Multiplicity of Infection (MOI) = Plaque Forming Units (PFU) of virus used for infection / number of cells.
50% Tissue Culture Infective Dose (TCID50): The endpoint dilution assay quantifies the number of virus required to kill 50% of infected host cells or to produce a cytopathic effect in 50% of inoculated tissue culture cells.
Replication-Competent Adenovirus (RCA) assay in A549 cells: The standard method to determine the presence of RCA is to inoculate A549 cells with a sample of the viral stock. Since A549 cells are very readily infected by adenovirus but do not express the E1 gene, no plaque will form unless viral particles that have acquired the E1 gene are present. The sensitivity of this method is limited by the cytotoxic effects of the replication-deficient virus on the A549 cells, which limits the number of particles that can be added to the cultured cells. Approximately 1 RCA per 10^6 viral particles (determined spectrophotometrically) can be detected by this method.
Replication-Competent Adenovirus (RCA) assay by PCR: The DNA purified from viral particles is used as a template for a PCR procedure in which E1 gene specific primers are used to detect the presence of the E1 gene. The sensitivity of this method is limited by the amount of template DNA that can be added. Greater sensitivity (10-fold) can be achieved by doing 10 replicate PCR reactions. The PCR procedure to detect the presence of RCA is faster and more sensitive than the assay that employs A549 cells and is recommended before amplification of a viral stock.
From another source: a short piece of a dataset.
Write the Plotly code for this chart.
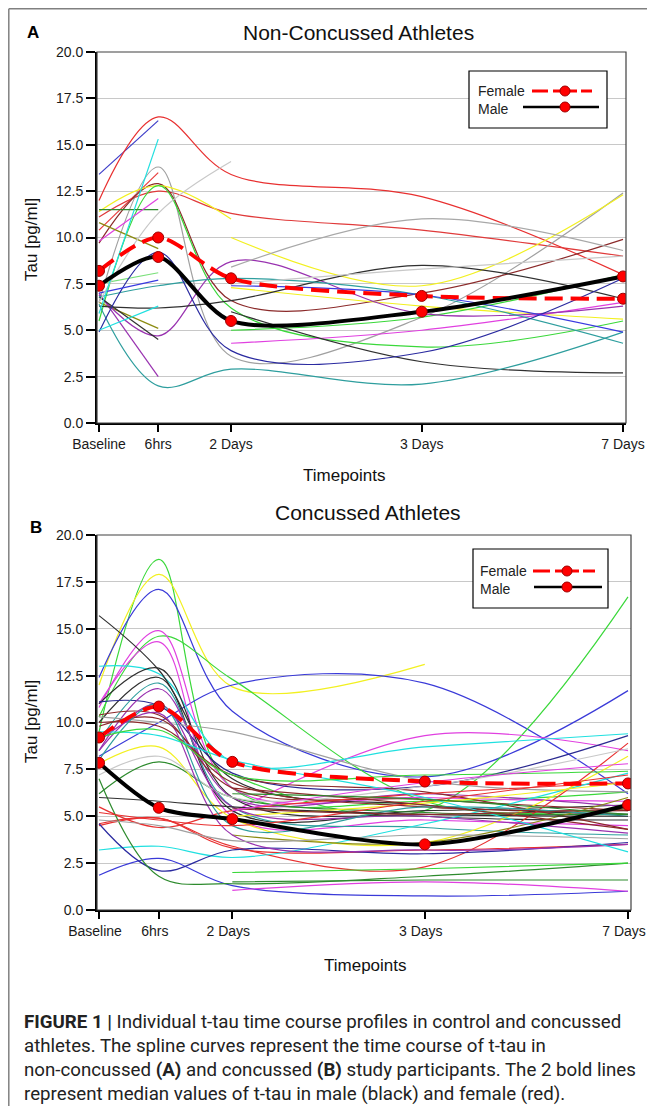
import plotly.graph_objects as go

# page body has an 8px margin: the figure is placed inside it
PAGE_W, PAGE_H, BODY = 655, 1114, 8
W, H = PAGE_W - BODY, PAGE_H - 2 * BODY

# ---------------- data ----------------
timepoints = ["Baseline", "6hrs", "2 Days", "3 Days", "7 Days"]
timepoint_pos = [0, 1, 2.23, 5.45, 8.85]

A_female_median = [8.2, 10.0, 7.8, 6.85, 6.7]
A_male_median = [7.4, 8.95, 5.5, 6.0, 7.9]
B_female_median = [9.2, 10.85, 7.9, 6.85, 6.75]
B_male_median = [7.85, 5.45, 4.85, 3.5, 5.6]

N = None
A_colors = ["#3a3ac8", "#e83030", "#e03a3a", "#e83a3a", "#a0a0a0", "#8b2a2a",
            "#f2f020", "#f2f020", "#f2f020", "#3ad83a", "#7ae07a", "#3ad83a",
            "#2e8b2e", "#e040e0", "#e040e0", "#8b8b10", "#8b8b10", "#9932b0",
            "#9932b0", "#303030", "#303030", "#303030", "#2e9e9e", "#2e9e9e",
            "#2a2aa0", "#3a3ae0", "#3a3ae0", "#c8c8c8", "#a8a8a8", "#c8c8c8",
            "#20e0e0", "#20e0e0"]
A_values = [
    [13.4, 16.3, N, N, N],
    [12.0, 16.5, 13.4, 12.2, 8.0],
    [11.1, 12.5, 11.3, 10.4, 9.0],
    [10.4, 13.5, N, N, N],
    [6.5, 13.8, 3.6, 5.7, 12.4],
    [9.7, 12.9, 6.6, 7.0, 9.9],
    [11.4, 12.8, 11.0, N, N],
    [N, N, 10.0, 7.4, 12.3],
    [N, N, 7.3, 6.3, 5.6],
    [5.5, 12.8, 6.2, 4.1, 5.5],
    [7.5, 8.1, N, N, N],
    [N, N, 5.0, 5.7, 8.0],
    [11.5, 11.5, N, N, N],
    [9.8, 12.1, N, N, N],
    [N, N, 4.3, 5.0, 6.5],
    [10.8, 9.4, N, N, N],
    [6.5, 5.1, N, N, N],
    [7.0, 2.5, N, N, N],
    [6.9, 4.7, 8.7, 5.9, 6.3],
    [6.3, 6.2, 6.6, 8.5, 6.7],
    [6.8, 4.5, N, N, N],
    [N, N, 6.0, 3.3, 2.7],
    [6.8, 7.4, 7.8, 6.9, 4.3],
    [6.4, 2.0, 2.9, 2.1, 4.9],
    [4.9, 9.2, 3.9, 3.8, 7.8],
    [7.0, 7.7, N, N, N],
    [N, N, 7.4, 6.9, 4.9],
    [6.5, 11.3, 14.1, N, N],
    [N, N, 8.4, 11.0, 9.3],
    [N, N, 7.5, 8.3, 9.0],
    [5.9, 15.3, N, N, N],
    [5.0, 6.3, N, N, N],
]

B_colors = ["#3ad83a", "#f2f020", "#3a3ad8", "#3a3ad8", "#3ad83a", "#3ad83a",
            "#e040e0", "#e040e0", "#e040e0", "#20e0e0", "#303030", "#303030",
            "#303030", "#2a2a90", "#2e9e9e", "#9932b0", "#8b2a2a", "#8b2a2a",
            "#a0a0a0", "#e83030", "#e83030", "#e83030", "#20e0e0", "#3a3ad8",
            "#2a2aa0", "#2e8b2e", "#2e8b2e", "#f2f020", "#f2f020", "#e040e0",
            "#3ad83a", "#2e8b2e", "#8b8b10", "#c8c8c8", "#9932b0", "#9932b0",
            "#8b2a2a", "#2e9e9e", "#e83030", "#303030", "#a0a0a0", "#20e0e0",
            "#3ad83a", "#8b2a2a", "#8b2a2a", "#e040e0", "#2e8b2e"]
B_values = [
    [9.5, 18.7, 6.5, 5.8, 6.3],
    [12.0, 17.9, 11.9, 13.1, N],
    [12.4, 17.1, 10.6, 7.1, 11.7],
    [8.2, 10.0, 12.0, 12.1, 6.2],
    [10.3, 14.6, 12.3, 5.8, 5.4],
    [N, N, 7.2, 5.3, 16.7],
    [10.8, 14.9, 6.5, 6.0, 5.8],
    [11.0, 14.3, 5.0, 4.8, 4.5],
    [N, N, 5.2, 9.3, 8.5],
    [13.0, 12.6, 7.9, 8.7, 9.4],
    [15.7, 12.8, 7.0, 5.6, 5.1],
    [11.0, 12.9, 6.0, 5.0, 4.8],
    [10.0, 12.4, 5.3, 5.3, 5.6],
    [11.1, 10.9, 7.3, 6.6, 9.3],
    [9.0, 12.1, 5.5, 4.4, 4.0],
    [8.5, 11.8, 6.0, 6.2, 5.5],
    [10.4, 10.4, 6.5, 5.9, 5.3],
    [10.0, 9.8, 7.2, 6.3, 4.3],
    [10.3, 10.0, 9.5, 6.9, 6.3],
    [4.6, 4.9, 3.4, 2.3, 8.9],
    [5.5, 4.4, 5.3, 6.2, 6.8],
    [4.5, 4.9, 3.3, 3.2, 3.5],
    [3.2, 3.4, 2.8, 4.6, 7.3],
    [1.85, 2.75, 1.3, 0.75, 1.0],
    [4.6, 2.1, 3.2, 3.0, 3.6],
    [7.0, 1.8, 1.4, 1.8, 2.5],
    [6.2, 7.9, 6.0, 5.2, 5.1],
    [7.8, 8.7, 4.9, 3.6, 8.2],
    [N, N, 5.0, 5.7, 6.8],
    [N, N, 1.05, 1.5, 1.0],
    [N, N, 2.0, 2.2, 2.5],
    [N, N, 1.5, 1.6, 1.6],
    [N, N, 4.0, 3.6, 6.0],
    [7.2, 8.2, 6.0, 6.6, 8.6],
    [9.0, 10.5, 4.0, 3.2, 3.5],
    [8.5, 11.0, 5.5, 5.0, 4.1],
    [9.8, 10.2, 6.8, 5.5, 5.3],
    [8.0, 11.0, 4.5, 5.5, 5.0],
    [5.2, 4.8, 4.5, 5.8, 7.2],
    [6.0, 5.8, 5.5, 5.1, 5.0],
    [4.8, 4.5, 3.7, 4.0, 3.8],
    [9.5, 9.3, 8.0, 6.0, 3.1],
    [9.2, 9.6, 7.2, 7.2, 7.4],
    [N, N, 5.4, 5.1, 5.4],
    [N, N, 6.5, 5.6, 4.3],
    [N, N, 5.3, 6.8, 7.8],
    [N, N, 6.2, 5.9, 5.1],
]

caption_lines = [
    "<b>FIGURE 1 |</b> Individual t-tau time course profiles in control and concussed",
    "athletes. The spline curves represent the time course of t-tau in",
    "non-concussed <b>(A)</b> and concussed <b>(B)</b> study participants. The 2 bold lines",
    "represent median values of t-tau in male (black) and female (red).",
]

# ---------------- helpers (page pixel -> paper fraction) ----------------
def px(x):
    return (x - BODY) / W

def py(y):
    return 1 - (y - BODY) / H

FONT = "Liberation Sans, Arial, sans-serif"
fig = go.Figure()

def add_panel(values, colors, fem, male, xa, ya):
    for vals, col in zip(values, colors):
        fig.add_trace(go.Scatter(
            x=timepoint_pos, y=vals, mode="lines", xaxis=xa, yaxis=ya,
            line=dict(color=col, width=1.2, shape="spline", smoothing=1.0),
            hoverinfo="skip", showlegend=False, connectgaps=False))
    fig.add_trace(go.Scatter(
        x=timepoint_pos, y=fem, mode="lines+markers", xaxis=xa, yaxis=ya,
        line=dict(color="#ff0000", width=4, dash="18px,8px", shape="spline", smoothing=0.8),
        marker=dict(size=11, color="#ff0000", line=dict(color="#a00000", width=1)),
        hoverinfo="skip", showlegend=False))
    fig.add_trace(go.Scatter(
        x=timepoint_pos, y=male, mode="lines+markers", xaxis=xa, yaxis=ya,
        line=dict(color="#000000", width=4, shape="spline", smoothing=0.8),
        marker=dict(size=11, color="#ff0000", line=dict(color="#a00000", width=1)),
        hoverinfo="skip", showlegend=False))

add_panel(A_values, A_colors, A_female_median, A_male_median, "x", "y")
add_panel(B_values, B_colors, B_female_median, B_male_median, "x2", "y2")

xcommon = dict(range=[-0.034, 8.90], tickvals=timepoint_pos, ticktext=timepoints,
               ticks="outside", ticklen=7, tickwidth=1.5, tickcolor="#000",
               showline=True, linecolor="#000", linewidth=2, showgrid=False,
               zeroline=False, tickfont=dict(family=FONT, size=14, color="#1a1a1a"),
               fixedrange=True, automargin=False, ticklabeloverflow="allow")
ycommon = dict(range=[0, 20], tickvals=[0, 2.5, 5, 7.5, 10, 12.5, 15, 17.5, 20],
               tickformat=".1f", ticks="outside", ticklen=9, tickwidth=1.5,
               tickcolor="#000", showline=True, linecolor="#000", linewidth=2,
               showgrid=True, gridcolor="#c8c8c8", gridwidth=1, zeroline=False,
               tickfont=dict(family=FONT, size=14, color="#1a1a1a"), fixedrange=True,
               automargin=False)

fig.update_layout(
    template="none",
    width=W, height=H, autosize=False,
    margin=dict(l=0, r=0, t=0, b=0, pad=0, autoexpand=False),
    paper_bgcolor="white", plot_bgcolor="white",
    font=dict(family=FONT),
    xaxis=dict(domain=[px(97), px(626)], anchor="y", **xcommon),
    yaxis=dict(domain=[py(423), py(52)], anchor="x", **ycommon),
    xaxis2=dict(domain=[px(97), px(631)], anchor="y2", ticklabelshift=-4, **xcommon),
    yaxis2=dict(domain=[py(910), py(535)], anchor="x2", **ycommon),
)

shapes = []
for xr, yr in (("x domain", "y domain"), ("x2 domain", "y2 domain")):
    shapes.append(dict(type="rect", xref=xr, yref=yr, x0=0, x1=1, y0=0, y1=1,
                       line=dict(color="#404040", width=1.2), layer="above"))
# figure border (left and top)
shapes.append(dict(type="line", xref="paper", yref="paper", x0=px(8.8), x1=px(8.8),
                   y0=py(8.8), y1=0, line=dict(color="#808080", width=1.5)))
shapes.append(dict(type="line", xref="paper", yref="paper", x0=px(8.8), x1=1,
                   y0=py(8.8), y1=py(8.8), line=dict(color="#808080", width=1.5)))

annotations = []

def legend(box, fy, my, fsegs, mseg, mx, tx):
    x0, x1, y0, y1 = box
    shapes.append(dict(type="rect", xref="paper", yref="paper", x0=px(x0), x1=px(x1),
                       y0=py(y1), y1=py(y0), fillcolor="white",
                       line=dict(color="#000", width=1.2), layer="above"))
    for a, b in fsegs:
        shapes.append(dict(type="line", xref="paper", yref="paper", x0=px(a), x1=px(b),
                           y0=py(fy), y1=py(fy), line=dict(color="#ff0000", width=3),
                           layer="above"))
    shapes.append(dict(type="line", xref="paper", yref="paper", x0=px(mseg[0]), x1=px(mseg[1]),
                       y0=py(my), y1=py(my), line=dict(color="#000", width=2.5), layer="above"))
    for yy in (fy, my):
        shapes.append(dict(type="circle", xref="paper", yref="paper",
                           x0=px(mx - 5), x1=px(mx + 5), y0=py(yy + 5), y1=py(yy - 5),
                           fillcolor="#ff0000", line=dict(color="#a00000", width=1),
                           layer="above"))
    annotations.append(dict(text="Female", x=px(tx), y=py(fy), xref="paper", yref="paper",
                            xanchor="left", yanchor="middle", showarrow=False,
                            font=dict(family=FONT, size=14, color="#222")))
    annotations.append(dict(text="Male", x=px(tx), y=py(my + 2), xref="paper", yref="paper",
                            xanchor="left", yanchor="middle", showarrow=False,
                            font=dict(family=FONT, size=14, color="#222")))

legend((469, 607, 71, 128), 91, 107, [(532, 548), (553, 577), (581, 592)], (523, 599), 565, 476)
legend((473, 608, 549, 608), 571, 587, [(533, 550), (555, 579), (583, 595)], (534, 602), 567, 478)

def text(t, x, y, size, bold=False, angle=0, anchor="center", color="#111", family=FONT):
    annotations.append(dict(text=f"<b>{t}</b>" if bold else t, x=px(x), y=py(y),
                            xref="paper", yref="paper", xanchor=anchor, yanchor="middle",
                            showarrow=False, textangle=angle,
                            font=dict(family=family, size=size, color=color)))

text("A", 33, 32, 17, bold=True, color="#000")
text("Non-Concussed Athletes", 358, 32, 21)
text("Tau [pg/ml]", 32, 240, 17, angle=-90)
text("Timepoints", 344, 475, 17)
text("B", 36, 527, 17, bold=True, color="#000")
text("Concussed Athletes", 368, 512, 21)
text("Tau [pg/ml]", 32, 722, 17, angle=-90)
text("Timepoints", 365, 965, 17)

CAP_FONT = "Roboto, sans-serif"
for i, line in enumerate(caption_lines):
    text(line, 22, 1022 + 24 * i, 18.7, anchor="left", color="#222", family=CAP_FONT)

fig.update_layout(shapes=shapes, annotations=annotations)
fig.write_html("out.html", config={"displayModeBar": False})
Plaque assay with Plaque Forming Units (PFU): The abundance of adenoviral particles can be determined in a variety of ways. Two of the most useful are the spectrophotometric method, which is fast and highly reproducible, and the plaque assay, which estimates the number of infectious particles that are present. The plaque assay is performed by treating host cells in which the virus can replicate with serial dilutions of the virus preparation for several days. During the incubation, infected cells grow new viral particles that infect neighboring cells, which die and release more adenovirus until a plaque becomes visible. The plaque assay is slower and less reproducible than the spectrophotometric assay, but it provides a result that may be a more realistic estimate of the number of viral particles needed to evoke a biological response. A normal ratio between the spectrophotometric and plaque assay results indicates that a purified viral product is not contaminated with UV absorbent material.